The company began with one employee, a mule named ‘Bird’ and a foot-powered bottling machine, he said.
It is now the third-largest Coca-Cola bottling company in North America. Johnson himself served on the Board of Directors of company for 41 years.
JOHNSON DID a bit of everything as a young man.
When he was 13, Johnson was sent off to the very exclusive Lawrenceville School in New Jersey. There he discovered jazz guitar and began writing poetry. He returned to Alabama for college, but left to take up farming, growing strawberries and lilies on land he bought in Florida using an inheritance.
“It was an early version of the 1960s lifestyle,” he explained.
In 1959, he was drafted into the Army. He returned and completed a degree in botany at the University of Miami in 1964.
He had other adventures, later moving to Middlebury, Vt., where he stayed for 23 years. There he married and had two children. He also founded the non-profit Vermont State Craft Center at Frog Hollow.
His books, are very positive books, he says.
“People tell stories to encourage each other,” he said. “I want to do that.”
And I want to have them [my books] read, he added.
But getting the word out about his books is a struggle.
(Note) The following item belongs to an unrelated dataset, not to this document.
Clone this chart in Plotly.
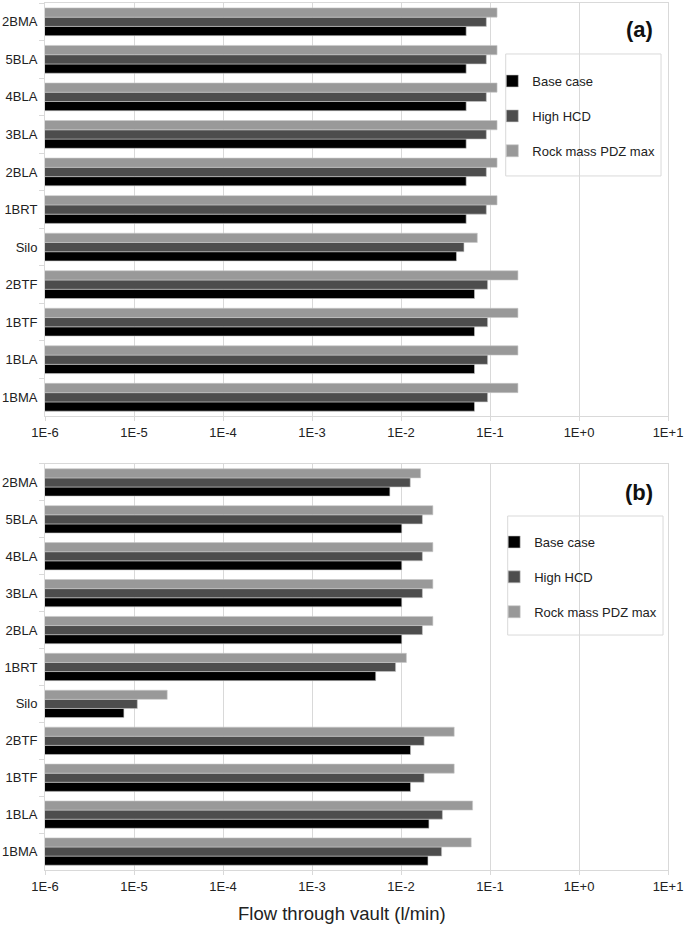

“Having this recognition and those silver stickers to put on my books, is huge,” he said.
There have been positive reviews. Nation public radio featured the book. Johnson is proud to point to a review by the journalist, John Seigenthaler, Sr., the host of ‘Words on Words,’ and the founding editor of USA Today.
He wrote: “I want to tell you, having read [these books] boys and girls and their parents and grandparents are all going to enjoy getting into these stories. I enjoyed them, more than I can tell you. The first one I ran across, captured my imagination, caught me, pulled me inside. ”
The author wanted to emphasize that while the books are aimed at young boys, “I guarantee they are also a fun read for girls and grown-ups.”
For Johnson, it is a celebration. “I had a wonderful boyhood,” he said. “It was wall to wall fun.”
Johnson will sign his books from 3 to 5 p.m., Sunday, Dec. 14 at Island Books.